Die Polizei sucht nach Spuren. Foto: Jürgen Lück

Facebook-Post wartet mit hetzerischer "selbst-schuld"-Rhetorik auf. Opfer steht am Pranger.

Horb-Nordstetten - Chronik eines instrumentalisierten Verbrechens: Es ist Samstag, der 3. November. Immobilien-Investor Michael Riecher wird tot in seinem Haus in Nordstetten gefunden. Bald steht fest: Der 57-Jährige wurde getötet. Eine Woche später nimmt die Polizei einen Tatverdächtigen fest. Einen 27-jährigen Syrer, der zur Miete in Riechers Elternhaus lebt.

Auf Facebook verbreitet sich die Nachricht wie ein Lauffeuer. Vor allem auf asylkritischen Seiten geht die Meldung viral. Besonders ins Auge sticht ein Beitrag der Seite "Asylreport Baden-Württemberg". Dort wird der Artikel von schwarzwaelder-bote.de nicht einfach nur geteilt - der Post liefert den Usern auch gleich eine Zusammenfassung der vermeintlichen Fakten. Und die hat es in sich.
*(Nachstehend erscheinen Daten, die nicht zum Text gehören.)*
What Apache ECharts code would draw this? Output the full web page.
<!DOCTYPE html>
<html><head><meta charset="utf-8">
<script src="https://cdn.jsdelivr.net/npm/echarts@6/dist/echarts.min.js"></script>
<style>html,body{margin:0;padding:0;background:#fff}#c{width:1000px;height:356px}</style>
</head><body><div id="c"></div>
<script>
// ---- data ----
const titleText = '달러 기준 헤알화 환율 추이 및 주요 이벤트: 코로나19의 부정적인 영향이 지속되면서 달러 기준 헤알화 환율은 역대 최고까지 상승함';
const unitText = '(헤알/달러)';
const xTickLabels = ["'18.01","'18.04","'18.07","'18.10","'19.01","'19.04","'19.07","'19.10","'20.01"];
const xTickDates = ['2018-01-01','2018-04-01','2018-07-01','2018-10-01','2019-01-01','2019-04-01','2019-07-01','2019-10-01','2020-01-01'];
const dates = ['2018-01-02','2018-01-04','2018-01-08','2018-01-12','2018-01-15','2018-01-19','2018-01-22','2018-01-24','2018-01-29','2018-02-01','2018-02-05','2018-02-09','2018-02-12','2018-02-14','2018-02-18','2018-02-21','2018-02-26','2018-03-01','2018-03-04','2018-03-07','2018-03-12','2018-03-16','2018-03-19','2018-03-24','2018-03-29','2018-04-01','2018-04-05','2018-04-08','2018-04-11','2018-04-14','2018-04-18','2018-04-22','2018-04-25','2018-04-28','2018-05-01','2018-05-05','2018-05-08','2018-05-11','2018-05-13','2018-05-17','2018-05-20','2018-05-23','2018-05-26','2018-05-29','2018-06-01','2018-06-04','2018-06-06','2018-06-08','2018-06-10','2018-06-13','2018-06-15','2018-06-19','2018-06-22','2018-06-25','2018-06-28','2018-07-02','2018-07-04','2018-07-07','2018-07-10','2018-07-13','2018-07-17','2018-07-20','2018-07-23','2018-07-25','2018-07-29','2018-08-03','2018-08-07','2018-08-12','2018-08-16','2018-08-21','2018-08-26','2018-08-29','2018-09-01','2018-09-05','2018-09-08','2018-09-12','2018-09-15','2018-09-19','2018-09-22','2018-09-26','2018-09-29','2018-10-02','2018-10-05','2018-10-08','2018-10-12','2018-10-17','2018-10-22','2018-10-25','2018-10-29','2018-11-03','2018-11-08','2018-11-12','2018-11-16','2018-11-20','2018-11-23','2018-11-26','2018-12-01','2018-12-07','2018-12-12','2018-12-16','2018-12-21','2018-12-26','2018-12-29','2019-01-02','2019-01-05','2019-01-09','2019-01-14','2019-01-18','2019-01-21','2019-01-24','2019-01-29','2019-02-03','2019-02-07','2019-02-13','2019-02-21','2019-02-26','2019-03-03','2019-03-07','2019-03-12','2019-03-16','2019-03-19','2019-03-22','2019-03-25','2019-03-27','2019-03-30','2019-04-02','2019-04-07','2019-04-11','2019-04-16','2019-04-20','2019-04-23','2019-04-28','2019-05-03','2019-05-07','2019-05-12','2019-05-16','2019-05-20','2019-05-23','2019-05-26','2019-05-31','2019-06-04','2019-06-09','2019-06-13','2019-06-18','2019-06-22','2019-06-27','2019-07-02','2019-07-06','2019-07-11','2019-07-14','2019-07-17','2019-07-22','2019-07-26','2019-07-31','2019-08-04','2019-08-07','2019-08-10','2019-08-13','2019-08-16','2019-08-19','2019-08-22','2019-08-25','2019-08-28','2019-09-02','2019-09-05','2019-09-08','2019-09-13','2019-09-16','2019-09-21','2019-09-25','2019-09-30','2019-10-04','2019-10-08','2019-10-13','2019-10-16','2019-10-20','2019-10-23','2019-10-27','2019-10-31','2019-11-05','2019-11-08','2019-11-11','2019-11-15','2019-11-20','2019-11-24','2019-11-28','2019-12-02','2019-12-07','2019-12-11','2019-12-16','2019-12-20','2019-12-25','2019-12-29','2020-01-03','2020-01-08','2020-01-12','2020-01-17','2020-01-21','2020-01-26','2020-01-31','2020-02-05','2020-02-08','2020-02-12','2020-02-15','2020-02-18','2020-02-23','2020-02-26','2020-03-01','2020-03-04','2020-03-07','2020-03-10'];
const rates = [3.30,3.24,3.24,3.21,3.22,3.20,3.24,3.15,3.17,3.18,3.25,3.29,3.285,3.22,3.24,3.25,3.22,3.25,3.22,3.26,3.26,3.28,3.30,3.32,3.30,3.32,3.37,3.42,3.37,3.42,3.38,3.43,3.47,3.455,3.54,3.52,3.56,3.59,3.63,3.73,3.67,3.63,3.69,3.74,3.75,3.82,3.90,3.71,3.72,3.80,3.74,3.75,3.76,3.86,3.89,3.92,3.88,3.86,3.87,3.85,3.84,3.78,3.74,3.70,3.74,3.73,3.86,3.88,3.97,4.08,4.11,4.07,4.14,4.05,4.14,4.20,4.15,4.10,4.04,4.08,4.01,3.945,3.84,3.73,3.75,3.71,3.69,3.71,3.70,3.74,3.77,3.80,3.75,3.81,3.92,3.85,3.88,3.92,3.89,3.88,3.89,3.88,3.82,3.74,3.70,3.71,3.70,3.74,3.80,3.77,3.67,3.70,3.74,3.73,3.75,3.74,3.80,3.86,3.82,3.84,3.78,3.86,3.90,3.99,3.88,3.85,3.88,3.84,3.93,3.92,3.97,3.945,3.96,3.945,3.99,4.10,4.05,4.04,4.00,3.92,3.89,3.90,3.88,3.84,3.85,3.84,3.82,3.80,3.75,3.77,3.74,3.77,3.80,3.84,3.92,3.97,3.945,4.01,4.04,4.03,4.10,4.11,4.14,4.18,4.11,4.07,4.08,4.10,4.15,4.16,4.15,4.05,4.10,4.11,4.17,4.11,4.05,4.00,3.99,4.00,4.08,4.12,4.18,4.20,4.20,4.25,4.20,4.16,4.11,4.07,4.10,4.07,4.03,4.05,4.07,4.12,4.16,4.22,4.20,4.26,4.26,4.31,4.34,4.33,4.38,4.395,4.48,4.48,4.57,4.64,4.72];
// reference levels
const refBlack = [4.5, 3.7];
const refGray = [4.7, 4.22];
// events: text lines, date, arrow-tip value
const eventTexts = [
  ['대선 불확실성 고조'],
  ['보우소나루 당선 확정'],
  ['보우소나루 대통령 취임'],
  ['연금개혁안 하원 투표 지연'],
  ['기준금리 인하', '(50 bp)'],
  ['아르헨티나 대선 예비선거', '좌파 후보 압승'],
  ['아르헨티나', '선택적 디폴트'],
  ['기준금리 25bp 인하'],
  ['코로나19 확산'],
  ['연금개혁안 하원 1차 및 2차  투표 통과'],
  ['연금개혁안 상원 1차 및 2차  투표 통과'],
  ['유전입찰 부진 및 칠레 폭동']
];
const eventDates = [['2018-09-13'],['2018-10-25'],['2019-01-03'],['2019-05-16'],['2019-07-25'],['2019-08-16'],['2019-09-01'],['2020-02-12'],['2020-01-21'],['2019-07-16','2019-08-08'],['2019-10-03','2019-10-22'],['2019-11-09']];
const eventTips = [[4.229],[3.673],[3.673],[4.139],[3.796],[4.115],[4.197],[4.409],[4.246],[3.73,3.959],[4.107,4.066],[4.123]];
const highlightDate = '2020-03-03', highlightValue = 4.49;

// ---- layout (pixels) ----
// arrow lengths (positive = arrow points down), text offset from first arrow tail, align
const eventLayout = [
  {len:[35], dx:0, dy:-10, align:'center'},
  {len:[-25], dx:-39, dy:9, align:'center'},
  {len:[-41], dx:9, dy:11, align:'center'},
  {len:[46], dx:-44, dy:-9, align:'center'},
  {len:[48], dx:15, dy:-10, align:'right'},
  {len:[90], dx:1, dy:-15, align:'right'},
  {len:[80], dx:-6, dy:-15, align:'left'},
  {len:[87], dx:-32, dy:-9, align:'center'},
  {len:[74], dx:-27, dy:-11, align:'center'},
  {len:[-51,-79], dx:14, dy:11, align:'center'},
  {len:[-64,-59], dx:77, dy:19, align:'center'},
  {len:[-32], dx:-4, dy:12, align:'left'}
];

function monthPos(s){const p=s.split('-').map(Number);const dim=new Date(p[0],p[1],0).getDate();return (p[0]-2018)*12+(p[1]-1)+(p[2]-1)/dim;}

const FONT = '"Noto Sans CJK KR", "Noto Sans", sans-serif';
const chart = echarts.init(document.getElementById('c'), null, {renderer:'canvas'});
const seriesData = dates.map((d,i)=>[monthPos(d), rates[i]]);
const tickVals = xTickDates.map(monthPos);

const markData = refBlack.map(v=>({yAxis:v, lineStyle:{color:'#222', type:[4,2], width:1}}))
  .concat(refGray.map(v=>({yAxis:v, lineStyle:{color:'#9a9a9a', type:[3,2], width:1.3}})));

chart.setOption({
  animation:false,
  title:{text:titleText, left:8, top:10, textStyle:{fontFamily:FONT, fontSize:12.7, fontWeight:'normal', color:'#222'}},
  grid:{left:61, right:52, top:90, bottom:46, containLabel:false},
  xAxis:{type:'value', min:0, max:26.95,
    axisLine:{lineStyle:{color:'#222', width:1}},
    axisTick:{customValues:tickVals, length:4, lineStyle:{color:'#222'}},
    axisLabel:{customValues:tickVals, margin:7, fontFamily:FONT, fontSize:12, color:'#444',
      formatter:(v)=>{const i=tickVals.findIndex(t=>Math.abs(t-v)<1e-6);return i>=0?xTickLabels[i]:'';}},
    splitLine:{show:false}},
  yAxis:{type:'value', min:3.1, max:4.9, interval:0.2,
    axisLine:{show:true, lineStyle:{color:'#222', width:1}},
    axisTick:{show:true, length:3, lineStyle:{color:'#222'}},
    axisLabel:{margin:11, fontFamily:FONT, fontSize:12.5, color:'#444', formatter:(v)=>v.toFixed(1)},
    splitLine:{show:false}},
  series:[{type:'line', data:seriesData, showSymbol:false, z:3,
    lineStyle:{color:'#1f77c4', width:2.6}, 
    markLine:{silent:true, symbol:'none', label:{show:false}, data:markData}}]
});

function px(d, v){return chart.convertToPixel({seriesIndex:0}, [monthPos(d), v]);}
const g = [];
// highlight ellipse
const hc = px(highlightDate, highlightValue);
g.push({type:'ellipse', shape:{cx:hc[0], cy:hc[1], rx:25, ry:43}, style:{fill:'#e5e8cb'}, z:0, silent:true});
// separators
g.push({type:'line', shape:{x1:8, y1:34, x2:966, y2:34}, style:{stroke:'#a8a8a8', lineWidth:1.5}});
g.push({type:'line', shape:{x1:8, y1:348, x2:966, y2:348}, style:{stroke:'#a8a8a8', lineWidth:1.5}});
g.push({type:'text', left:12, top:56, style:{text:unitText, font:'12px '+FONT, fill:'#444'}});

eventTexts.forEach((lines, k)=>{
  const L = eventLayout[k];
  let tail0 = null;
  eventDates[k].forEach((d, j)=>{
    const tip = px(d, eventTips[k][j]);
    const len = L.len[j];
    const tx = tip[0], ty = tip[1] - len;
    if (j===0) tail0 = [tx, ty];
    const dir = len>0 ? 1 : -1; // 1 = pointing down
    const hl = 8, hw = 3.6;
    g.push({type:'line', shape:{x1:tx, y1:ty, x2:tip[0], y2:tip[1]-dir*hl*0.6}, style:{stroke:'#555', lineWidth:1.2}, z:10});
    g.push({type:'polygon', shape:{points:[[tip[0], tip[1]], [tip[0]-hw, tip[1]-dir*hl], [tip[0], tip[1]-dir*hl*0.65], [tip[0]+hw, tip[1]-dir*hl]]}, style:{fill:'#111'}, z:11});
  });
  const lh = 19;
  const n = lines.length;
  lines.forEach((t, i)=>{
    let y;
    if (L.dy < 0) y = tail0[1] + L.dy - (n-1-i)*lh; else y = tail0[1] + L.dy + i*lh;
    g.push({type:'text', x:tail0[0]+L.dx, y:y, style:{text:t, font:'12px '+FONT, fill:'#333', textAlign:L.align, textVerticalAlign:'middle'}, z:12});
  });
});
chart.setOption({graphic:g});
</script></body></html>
Denn der Verdächtige steht plötzlich als überführter Täter da: Überschrieben ist der Post mit "Immobilienunternehmer nimmt Flüchtling in sein Haus auf, jetzt wurde er von dem 27-jährigen Syrer ermordet".

Tatsachen werden verdreht

Nicht die einzige Verdrehung der Tatsachen, die der Post zu bieten hat. Aus der im Artikel erwähnten günstigen Miete für Riechers Elternhaus wird kurzerhand ein kostenfreies Mietverhältnis, generell findet nur Erwähnung, was den Verdächtigen in ein schlechtes Licht rückt. Mit einer Ausnahme: Dass der 27-Jährige im Horber Arbeitskreis Asyl als Vorzeigebeispiel für gelungene Integration galt, wird gleich mehrfach betont. Nicht ohne zu bemerken, die Flüchtlingshelfer könnten "froh sein", dass sie "ihre Leichtfertigkeit" nicht das Leben gekostet habe.

Die aggressive "Selbst schuld"-Rhetorik des Posts zeigt Wirkung. Und Michael Riecher, das Opfer, steht plötzlich am Pranger. "#wirssindmehr ist einer weniger. Mein Mitleid hält sich in Grenzen", schreibt ein User. "Wie kann man nur so bescheuert sein... tja, das wird nicht der Einzige bleiben", ätzt ein anderer. "Kein Mitleid... wer nicht hören will, muss fühlen", sekundiert ein Dritter. Harsche Worte, die sich für Familie und Freunde des Ermordeten wie Schläge ins Gesicht anfühlen müssen.

OB empört über politische Instrumentalisierung

Wer steckt hinter dem hetzerischen Post? Wird hier bewusst ein Gewaltverbrechen für rechte Stimmungsmache missbraucht? Die Betreiber von "Asylreport Baden-Württemberg" weisen jede Verantwortung von sich. Die Seite veröffentlicht nach eigenen Angaben "offizielle Polizeiberichte aus dem kompletten Raum Baden Württemberg, die in Zusammenhang mit Asylbewerbern stehen". Auf Nachfrage heißt es dann aber, einen Großteil der Nachrichten bekomme man zugesendet. Das sei auch bei dem fraglichen Post so gewesen, den man zwischenzeitlich gelöscht habe. Kurz darauf ist die Facebook-Seite nicht mehr aufrufbar.

Der Horber OB Peter Rosenberger betrachtet die politische Instrumentalisierung des Verbechens mit Sorge. "Ich warne davor, die Gerüchteküche anzuheizen. Wir sollten die Ermittlungen der Polizei und die Ergebnisse abwarten. Ich werde ganz krank, wenn ich jetzt schon höre, dass das Verbrechen in Nordstetten für politische Zwecke ausgenutzt wird. Es gilt die Unschuldsvermutung. Wir wissen auch noch nichts über den Tathergang. Wenn am Ende herauskommt, dass es so war, dann darf jeder seine Meinung dazu äußern. Doch jetzt ist noch nicht der richtige Zeitpunkt dafür."